__What to work on__
Reproduce the records. Keep every word exact and include no images.

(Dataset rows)
━━━━━━━━━━━━━━━━━━━━
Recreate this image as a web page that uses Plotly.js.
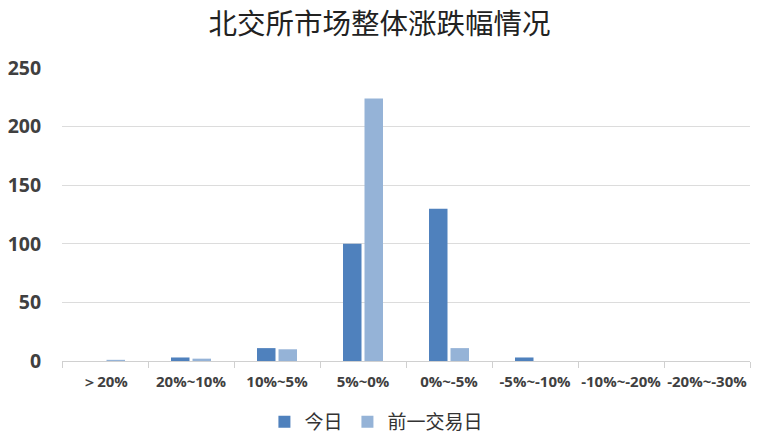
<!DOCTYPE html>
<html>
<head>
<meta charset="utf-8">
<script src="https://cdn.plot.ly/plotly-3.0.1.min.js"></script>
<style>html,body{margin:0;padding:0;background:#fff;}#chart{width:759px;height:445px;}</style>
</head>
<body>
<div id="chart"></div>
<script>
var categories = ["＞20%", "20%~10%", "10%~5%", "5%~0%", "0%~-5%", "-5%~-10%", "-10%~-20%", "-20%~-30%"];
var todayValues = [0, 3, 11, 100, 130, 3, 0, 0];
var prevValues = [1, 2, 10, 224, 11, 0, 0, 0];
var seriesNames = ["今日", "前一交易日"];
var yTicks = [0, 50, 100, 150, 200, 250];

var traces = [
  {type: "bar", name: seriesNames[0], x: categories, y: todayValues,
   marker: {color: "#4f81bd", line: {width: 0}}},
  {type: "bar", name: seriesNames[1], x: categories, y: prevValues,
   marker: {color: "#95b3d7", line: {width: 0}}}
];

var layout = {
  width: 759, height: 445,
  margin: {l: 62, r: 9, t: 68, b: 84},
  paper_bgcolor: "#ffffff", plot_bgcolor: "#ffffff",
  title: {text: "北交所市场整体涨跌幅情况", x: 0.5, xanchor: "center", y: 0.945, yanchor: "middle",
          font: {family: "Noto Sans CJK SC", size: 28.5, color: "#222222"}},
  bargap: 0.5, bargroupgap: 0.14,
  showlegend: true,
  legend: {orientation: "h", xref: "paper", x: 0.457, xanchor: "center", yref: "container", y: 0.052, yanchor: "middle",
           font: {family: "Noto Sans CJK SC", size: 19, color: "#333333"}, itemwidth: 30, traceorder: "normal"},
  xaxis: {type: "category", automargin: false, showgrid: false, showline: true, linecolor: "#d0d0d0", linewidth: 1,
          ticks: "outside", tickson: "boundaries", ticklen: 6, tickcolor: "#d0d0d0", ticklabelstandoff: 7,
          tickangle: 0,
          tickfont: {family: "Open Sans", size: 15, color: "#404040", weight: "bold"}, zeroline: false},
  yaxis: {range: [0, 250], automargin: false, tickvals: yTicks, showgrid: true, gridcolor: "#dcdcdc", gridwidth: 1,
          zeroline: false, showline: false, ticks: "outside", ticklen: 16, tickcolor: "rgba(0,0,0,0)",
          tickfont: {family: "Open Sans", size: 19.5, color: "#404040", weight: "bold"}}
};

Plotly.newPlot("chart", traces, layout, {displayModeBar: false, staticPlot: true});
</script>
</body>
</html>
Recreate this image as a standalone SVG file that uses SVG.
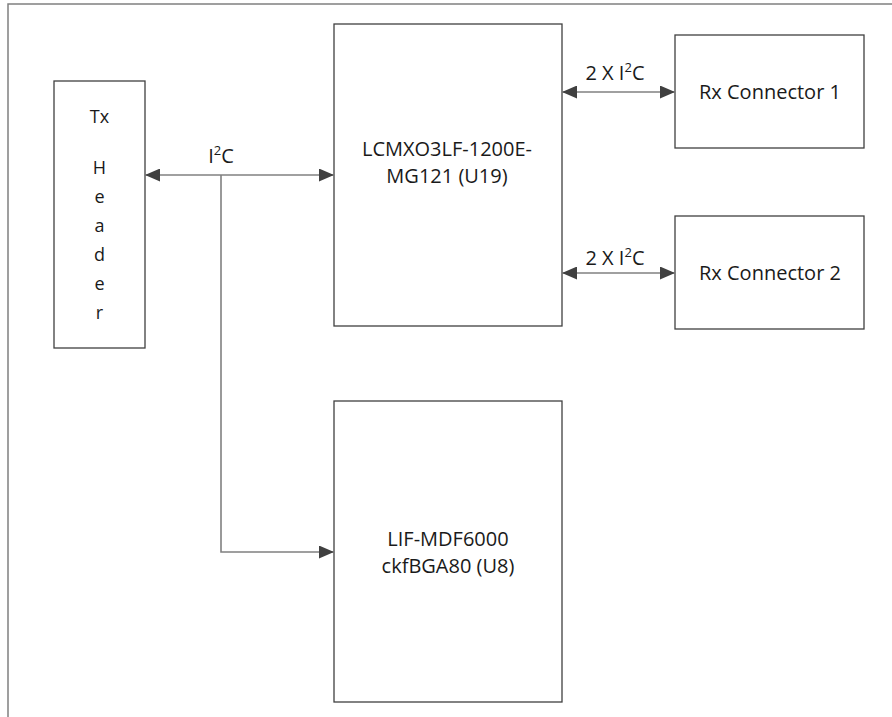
━━━━━━━━━━━━━━━━━━━━
__Result for this task__
Recreate this image as a web page that uses Plotly.js.
<!DOCTYPE html>
<html>
<head>
<meta charset="utf-8">
<script src="https://cdn.plot.ly/plotly-3.0.1.min.js"></script>
<style>html,body{margin:0;padding:0;background:#fff;}#chart{width:759px;height:445px;}</style>
</head>
<body>
<div id="chart"></div>
<script>
var categories = ["＞20%", "20%~10%", "10%~5%", "5%~0%", "0%~-5%", "-5%~-10%", "-10%~-20%", "-20%~-30%"];
var todayValues = [0, 3, 11, 100, 130, 3, 0, 0];
var prevValues = [1, 2, 10, 224, 11, 0, 0, 0];
var seriesNames = ["今日", "前一交易日"];
var yTicks = [0, 50, 100, 150, 200, 250];

var traces = [
  {type: "bar", name: seriesNames[0], x: categories, y: todayValues,
   marker: {color: "#4f81bd", line: {width: 0}}},
  {type: "bar", name: seriesNames[1], x: categories, y: prevValues,
   marker: {color: "#95b3d7", line: {width: 0}}}
];

var layout = {
  width: 759, height: 445,
  margin: {l: 62, r: 9, t: 68, b: 84},
  paper_bgcolor: "#ffffff", plot_bgcolor: "#ffffff",
  title: {text: "北交所市场整体涨跌幅情况", x: 0.5, xanchor: "center", y: 0.945, yanchor: "middle",
          font: {family: "Noto Sans CJK SC", size: 28.5, color: "#222222"}},
  bargap: 0.5, bargroupgap: 0.14,
  showlegend: true,
  legend: {orientation: "h", xref: "paper", x: 0.457, xanchor: "center", yref: "container", y: 0.052, yanchor: "middle",
           font: {family: "Noto Sans CJK SC", size: 19, color: "#333333"}, itemwidth: 30, traceorder: "normal"},
  xaxis: {type: "category", automargin: false, showgrid: false, showline: true, linecolor: "#d0d0d0", linewidth: 1,
          ticks: "outside", tickson: "boundaries", ticklen: 6, tickcolor: "#d0d0d0", ticklabelstandoff: 7,
          tickangle: 0,
          tickfont: {family: "Open Sans", size: 15, color: "#404040", weight: "bold"}, zeroline: false},
  yaxis: {range: [0, 250], automargin: false, tickvals: yTicks, showgrid: true, gridcolor: "#dcdcdc", gridwidth: 1,
          zeroline: false, showline: false, ticks: "outside", ticklen: 16, tickcolor: "rgba(0,0,0,0)",
          tickfont: {family: "Open Sans", size: 19.5, color: "#404040", weight: "bold"}}
};

Plotly.newPlot("chart", traces, layout, {displayModeBar: false, staticPlot: true});
</script>
</body>
</html>
Recreate this image as a standalone SVG file that uses SVG.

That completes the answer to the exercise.